§ **Written exercise**:
Would you retype, exactly and without the pictures, the lines between the line holding "Output the component" and the line holding "const bafTicksTo8 = [4, 5, 6, 7, 8];", inclusive, and nothing else?

§ **Records shown**:
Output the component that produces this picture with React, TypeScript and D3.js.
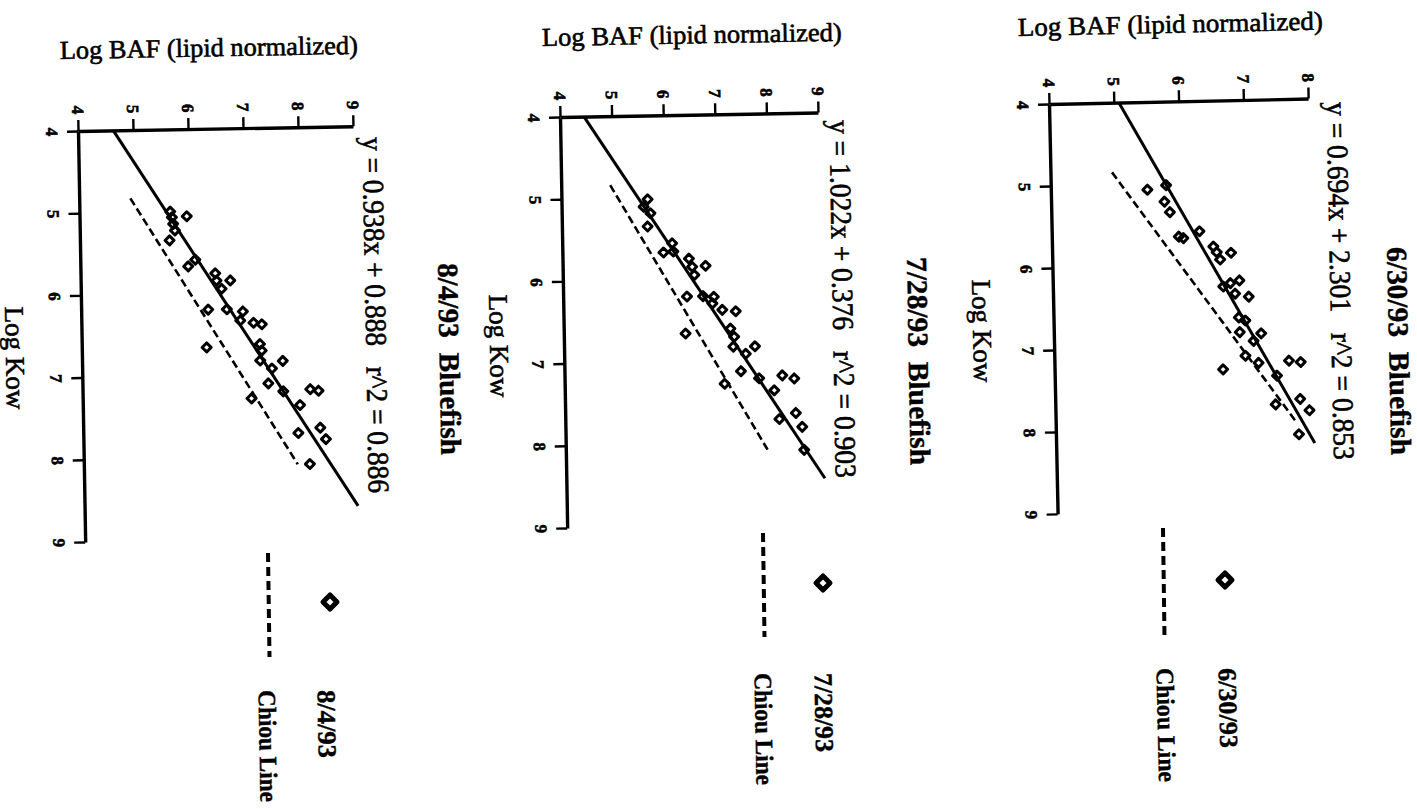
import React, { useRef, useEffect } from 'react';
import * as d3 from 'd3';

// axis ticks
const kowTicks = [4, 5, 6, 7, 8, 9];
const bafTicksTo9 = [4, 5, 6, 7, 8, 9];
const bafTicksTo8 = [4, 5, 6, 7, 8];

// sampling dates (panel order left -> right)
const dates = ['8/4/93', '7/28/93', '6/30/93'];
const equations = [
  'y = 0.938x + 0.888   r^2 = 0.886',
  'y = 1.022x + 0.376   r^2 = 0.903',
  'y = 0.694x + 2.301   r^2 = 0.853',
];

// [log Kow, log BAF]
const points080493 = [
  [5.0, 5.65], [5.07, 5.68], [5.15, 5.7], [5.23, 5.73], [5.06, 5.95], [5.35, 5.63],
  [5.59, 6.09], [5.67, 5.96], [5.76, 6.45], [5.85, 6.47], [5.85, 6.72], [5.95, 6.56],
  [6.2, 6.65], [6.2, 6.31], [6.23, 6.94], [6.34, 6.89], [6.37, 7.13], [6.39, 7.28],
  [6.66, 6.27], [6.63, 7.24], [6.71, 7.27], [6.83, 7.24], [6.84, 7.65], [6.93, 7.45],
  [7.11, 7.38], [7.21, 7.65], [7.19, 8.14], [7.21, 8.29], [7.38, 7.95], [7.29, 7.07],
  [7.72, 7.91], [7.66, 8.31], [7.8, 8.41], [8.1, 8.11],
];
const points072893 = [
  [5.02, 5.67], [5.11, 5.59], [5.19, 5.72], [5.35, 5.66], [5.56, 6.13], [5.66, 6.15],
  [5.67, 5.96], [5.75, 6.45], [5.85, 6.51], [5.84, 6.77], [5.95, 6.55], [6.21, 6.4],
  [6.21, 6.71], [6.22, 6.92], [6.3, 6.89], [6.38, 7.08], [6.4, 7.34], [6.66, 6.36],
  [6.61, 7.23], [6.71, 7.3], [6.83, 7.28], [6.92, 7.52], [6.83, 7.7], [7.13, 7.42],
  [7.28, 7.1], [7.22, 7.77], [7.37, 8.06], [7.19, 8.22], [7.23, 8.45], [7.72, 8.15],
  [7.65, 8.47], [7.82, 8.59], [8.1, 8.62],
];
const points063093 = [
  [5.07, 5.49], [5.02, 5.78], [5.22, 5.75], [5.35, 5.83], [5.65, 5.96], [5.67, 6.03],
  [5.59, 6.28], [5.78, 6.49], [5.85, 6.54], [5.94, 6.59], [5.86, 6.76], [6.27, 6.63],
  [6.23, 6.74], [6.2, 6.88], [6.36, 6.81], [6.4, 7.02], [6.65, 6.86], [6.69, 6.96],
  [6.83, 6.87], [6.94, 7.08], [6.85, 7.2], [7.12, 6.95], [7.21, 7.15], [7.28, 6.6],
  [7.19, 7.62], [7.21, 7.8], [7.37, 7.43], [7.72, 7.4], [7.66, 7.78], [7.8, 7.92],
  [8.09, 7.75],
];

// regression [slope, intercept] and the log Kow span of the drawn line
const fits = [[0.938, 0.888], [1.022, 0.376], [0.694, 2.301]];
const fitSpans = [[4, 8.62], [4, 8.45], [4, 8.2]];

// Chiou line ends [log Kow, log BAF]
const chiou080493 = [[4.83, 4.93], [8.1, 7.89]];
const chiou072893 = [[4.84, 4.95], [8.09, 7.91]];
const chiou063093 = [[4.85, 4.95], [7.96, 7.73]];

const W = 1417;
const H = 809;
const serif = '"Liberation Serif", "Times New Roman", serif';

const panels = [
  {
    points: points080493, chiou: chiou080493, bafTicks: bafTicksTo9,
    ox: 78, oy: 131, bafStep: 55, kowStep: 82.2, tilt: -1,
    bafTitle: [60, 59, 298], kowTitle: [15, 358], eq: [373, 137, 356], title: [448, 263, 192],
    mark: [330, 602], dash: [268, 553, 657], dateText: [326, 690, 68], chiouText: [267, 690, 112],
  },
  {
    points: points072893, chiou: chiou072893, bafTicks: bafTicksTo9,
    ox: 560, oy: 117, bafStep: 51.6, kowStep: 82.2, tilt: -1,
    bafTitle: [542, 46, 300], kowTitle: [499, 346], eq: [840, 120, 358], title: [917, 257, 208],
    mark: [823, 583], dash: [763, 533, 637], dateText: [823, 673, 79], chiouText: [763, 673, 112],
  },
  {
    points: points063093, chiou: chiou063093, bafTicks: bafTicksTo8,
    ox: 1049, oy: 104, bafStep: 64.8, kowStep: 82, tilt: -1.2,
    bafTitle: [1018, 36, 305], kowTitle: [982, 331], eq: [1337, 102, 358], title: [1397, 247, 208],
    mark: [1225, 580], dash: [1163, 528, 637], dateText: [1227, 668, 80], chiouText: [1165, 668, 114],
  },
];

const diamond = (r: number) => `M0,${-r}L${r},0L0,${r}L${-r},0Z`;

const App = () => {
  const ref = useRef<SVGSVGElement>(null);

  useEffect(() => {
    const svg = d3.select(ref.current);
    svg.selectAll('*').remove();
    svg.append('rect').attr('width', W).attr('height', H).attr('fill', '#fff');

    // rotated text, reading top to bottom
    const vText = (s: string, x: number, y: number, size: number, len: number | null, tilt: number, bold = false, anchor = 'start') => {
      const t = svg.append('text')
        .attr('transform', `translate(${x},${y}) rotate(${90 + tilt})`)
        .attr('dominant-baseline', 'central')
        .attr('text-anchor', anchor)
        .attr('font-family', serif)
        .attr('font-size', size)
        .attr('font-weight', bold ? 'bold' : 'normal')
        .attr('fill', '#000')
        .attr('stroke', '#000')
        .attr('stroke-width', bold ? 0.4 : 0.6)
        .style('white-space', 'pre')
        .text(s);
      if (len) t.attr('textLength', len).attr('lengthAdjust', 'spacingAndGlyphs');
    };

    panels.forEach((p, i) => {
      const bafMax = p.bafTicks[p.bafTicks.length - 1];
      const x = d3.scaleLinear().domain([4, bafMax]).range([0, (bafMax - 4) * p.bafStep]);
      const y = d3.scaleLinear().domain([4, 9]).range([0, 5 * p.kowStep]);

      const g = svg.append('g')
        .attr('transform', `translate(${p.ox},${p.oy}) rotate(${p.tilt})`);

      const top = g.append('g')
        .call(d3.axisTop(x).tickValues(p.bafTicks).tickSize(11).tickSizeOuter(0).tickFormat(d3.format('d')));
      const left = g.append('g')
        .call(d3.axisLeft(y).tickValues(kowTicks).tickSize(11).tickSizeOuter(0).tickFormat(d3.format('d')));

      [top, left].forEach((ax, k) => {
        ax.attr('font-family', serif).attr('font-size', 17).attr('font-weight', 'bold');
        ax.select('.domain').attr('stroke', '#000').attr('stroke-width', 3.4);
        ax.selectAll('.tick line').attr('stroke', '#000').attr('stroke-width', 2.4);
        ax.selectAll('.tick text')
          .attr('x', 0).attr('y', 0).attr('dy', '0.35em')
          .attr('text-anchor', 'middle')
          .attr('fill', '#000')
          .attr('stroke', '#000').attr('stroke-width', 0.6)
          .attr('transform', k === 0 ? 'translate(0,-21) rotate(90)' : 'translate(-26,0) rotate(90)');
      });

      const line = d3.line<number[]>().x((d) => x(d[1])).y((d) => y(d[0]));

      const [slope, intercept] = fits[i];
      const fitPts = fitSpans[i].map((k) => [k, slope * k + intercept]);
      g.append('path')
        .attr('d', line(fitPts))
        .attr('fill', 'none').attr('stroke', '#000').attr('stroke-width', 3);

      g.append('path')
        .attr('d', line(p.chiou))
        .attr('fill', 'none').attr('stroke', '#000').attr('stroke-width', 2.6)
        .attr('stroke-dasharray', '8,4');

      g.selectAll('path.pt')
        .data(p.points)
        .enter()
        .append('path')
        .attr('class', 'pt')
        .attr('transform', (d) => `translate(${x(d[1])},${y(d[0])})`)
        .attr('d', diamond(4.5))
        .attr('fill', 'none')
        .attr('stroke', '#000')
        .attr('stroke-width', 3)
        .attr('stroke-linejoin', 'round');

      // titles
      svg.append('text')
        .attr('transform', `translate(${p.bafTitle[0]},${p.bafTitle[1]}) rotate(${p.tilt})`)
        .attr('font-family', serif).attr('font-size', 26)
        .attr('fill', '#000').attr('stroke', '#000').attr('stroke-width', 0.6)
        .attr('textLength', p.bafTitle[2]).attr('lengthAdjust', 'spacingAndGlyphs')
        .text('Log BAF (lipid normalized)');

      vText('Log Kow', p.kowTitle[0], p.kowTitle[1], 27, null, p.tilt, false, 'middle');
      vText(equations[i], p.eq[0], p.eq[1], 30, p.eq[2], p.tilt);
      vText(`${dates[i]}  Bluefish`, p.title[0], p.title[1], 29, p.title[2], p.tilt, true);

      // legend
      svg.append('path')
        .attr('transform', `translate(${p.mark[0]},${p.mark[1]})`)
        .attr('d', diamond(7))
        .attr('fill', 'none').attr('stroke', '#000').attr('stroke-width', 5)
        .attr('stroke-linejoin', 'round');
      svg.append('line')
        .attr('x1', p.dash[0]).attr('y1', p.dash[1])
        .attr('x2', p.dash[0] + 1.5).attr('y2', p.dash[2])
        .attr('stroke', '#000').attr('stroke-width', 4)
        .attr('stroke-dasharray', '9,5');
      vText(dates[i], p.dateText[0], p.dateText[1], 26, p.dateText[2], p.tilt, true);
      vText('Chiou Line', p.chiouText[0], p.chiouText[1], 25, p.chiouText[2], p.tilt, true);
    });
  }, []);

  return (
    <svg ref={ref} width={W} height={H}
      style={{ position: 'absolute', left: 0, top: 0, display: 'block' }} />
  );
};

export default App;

...

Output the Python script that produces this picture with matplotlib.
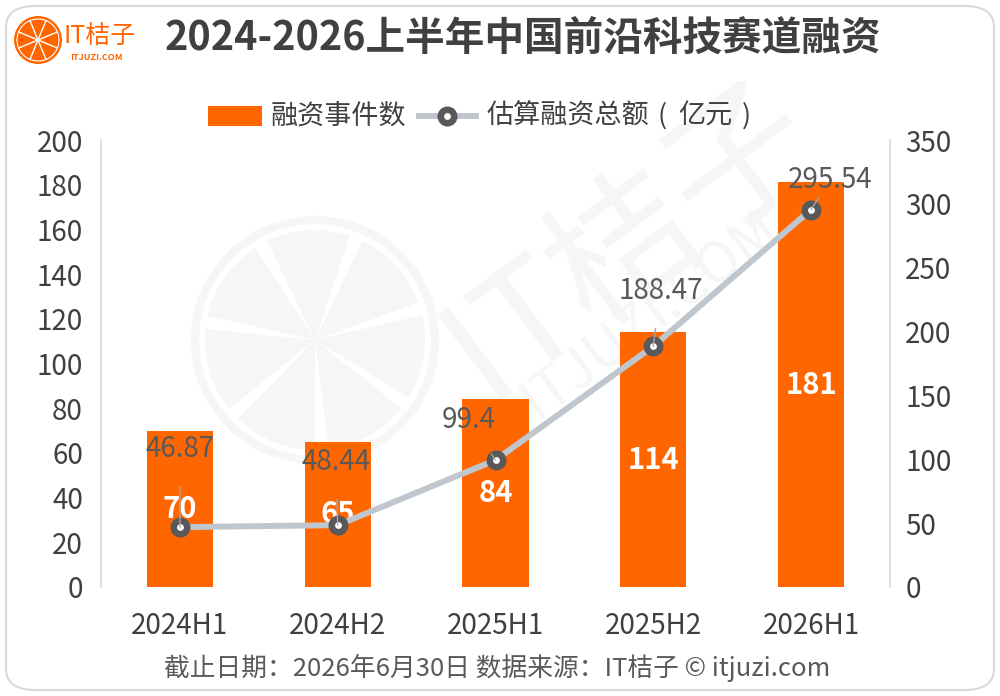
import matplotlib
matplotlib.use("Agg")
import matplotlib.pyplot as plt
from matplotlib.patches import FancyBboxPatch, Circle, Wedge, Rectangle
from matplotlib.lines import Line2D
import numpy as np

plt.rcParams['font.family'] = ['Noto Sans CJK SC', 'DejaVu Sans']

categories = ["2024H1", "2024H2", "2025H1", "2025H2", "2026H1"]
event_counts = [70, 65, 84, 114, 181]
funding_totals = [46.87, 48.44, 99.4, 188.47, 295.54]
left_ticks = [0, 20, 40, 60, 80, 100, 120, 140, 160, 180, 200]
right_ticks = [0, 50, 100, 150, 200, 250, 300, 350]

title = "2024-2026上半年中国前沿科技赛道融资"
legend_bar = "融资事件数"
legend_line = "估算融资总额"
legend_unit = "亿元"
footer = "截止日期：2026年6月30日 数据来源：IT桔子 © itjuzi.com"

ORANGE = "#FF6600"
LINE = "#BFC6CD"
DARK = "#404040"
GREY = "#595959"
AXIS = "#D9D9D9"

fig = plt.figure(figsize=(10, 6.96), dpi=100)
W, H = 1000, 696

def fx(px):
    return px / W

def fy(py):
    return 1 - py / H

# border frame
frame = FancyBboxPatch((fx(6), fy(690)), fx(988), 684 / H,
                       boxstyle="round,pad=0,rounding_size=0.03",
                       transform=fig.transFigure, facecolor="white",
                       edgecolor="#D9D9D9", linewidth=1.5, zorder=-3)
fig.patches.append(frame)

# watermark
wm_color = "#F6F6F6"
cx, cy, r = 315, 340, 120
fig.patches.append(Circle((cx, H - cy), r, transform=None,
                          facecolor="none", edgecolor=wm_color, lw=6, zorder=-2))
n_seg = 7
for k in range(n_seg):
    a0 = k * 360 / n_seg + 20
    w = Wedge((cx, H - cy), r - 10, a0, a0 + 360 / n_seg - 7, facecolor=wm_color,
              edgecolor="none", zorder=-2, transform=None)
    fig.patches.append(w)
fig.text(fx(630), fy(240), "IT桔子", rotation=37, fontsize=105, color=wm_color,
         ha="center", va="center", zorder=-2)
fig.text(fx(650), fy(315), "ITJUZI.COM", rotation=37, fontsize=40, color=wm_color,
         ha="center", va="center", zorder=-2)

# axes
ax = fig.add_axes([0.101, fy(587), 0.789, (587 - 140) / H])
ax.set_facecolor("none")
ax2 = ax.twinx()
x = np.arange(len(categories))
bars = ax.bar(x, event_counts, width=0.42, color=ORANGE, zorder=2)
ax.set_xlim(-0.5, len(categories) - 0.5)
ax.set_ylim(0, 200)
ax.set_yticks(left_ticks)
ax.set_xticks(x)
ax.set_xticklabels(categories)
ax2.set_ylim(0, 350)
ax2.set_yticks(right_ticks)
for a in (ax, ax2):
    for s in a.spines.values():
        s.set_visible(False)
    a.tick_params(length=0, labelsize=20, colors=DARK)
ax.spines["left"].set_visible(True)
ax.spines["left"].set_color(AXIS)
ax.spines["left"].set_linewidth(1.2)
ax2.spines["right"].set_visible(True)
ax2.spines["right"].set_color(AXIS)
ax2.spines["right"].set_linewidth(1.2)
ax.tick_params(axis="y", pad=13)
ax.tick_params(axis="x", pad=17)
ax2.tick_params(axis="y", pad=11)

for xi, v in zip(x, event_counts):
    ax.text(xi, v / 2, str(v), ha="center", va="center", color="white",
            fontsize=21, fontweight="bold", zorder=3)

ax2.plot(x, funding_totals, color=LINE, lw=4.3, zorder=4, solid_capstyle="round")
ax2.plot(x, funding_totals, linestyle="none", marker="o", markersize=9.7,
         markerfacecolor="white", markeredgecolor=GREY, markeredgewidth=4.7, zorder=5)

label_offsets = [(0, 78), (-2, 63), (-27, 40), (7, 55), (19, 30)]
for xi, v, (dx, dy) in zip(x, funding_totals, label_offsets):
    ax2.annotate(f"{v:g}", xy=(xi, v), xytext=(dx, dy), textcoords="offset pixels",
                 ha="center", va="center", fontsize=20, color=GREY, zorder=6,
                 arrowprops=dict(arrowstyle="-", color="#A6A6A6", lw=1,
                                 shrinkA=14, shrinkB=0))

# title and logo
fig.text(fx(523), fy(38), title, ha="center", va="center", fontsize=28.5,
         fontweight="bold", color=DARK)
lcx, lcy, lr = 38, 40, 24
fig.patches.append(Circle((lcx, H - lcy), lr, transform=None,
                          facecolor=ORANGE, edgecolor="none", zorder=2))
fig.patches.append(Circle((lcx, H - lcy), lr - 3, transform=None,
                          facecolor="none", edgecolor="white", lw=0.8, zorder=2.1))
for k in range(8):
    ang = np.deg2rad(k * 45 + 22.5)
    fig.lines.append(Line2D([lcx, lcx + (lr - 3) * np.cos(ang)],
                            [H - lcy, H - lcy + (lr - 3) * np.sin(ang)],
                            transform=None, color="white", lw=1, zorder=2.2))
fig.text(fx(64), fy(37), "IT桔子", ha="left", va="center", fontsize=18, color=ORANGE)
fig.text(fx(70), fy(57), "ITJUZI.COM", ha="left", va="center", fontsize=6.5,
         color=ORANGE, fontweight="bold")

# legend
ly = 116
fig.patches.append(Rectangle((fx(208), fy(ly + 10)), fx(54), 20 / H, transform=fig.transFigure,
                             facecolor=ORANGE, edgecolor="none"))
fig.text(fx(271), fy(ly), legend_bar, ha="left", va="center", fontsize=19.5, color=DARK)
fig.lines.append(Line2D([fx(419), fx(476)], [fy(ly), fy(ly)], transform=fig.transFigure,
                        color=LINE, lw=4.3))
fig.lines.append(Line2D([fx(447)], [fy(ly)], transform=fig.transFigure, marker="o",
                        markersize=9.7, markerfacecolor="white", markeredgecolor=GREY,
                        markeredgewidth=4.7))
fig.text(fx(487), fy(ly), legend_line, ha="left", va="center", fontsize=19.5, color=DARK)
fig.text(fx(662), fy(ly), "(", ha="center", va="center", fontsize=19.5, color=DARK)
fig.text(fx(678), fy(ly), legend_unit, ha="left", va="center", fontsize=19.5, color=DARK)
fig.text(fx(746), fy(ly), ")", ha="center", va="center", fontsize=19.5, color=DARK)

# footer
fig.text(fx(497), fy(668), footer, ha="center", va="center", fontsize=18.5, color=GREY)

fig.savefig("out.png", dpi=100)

§ **Exercise answer**:
Output the component that produces this picture with React, TypeScript and D3.js.
import React, { useRef, useEffect } from 'react';
import * as d3 from 'd3';

// axis ticks
const kowTicks = [4, 5, 6, 7, 8, 9];
const bafTicksTo9 = [4, 5, 6, 7, 8, 9];
const bafTicksTo8 = [4, 5, 6, 7, 8];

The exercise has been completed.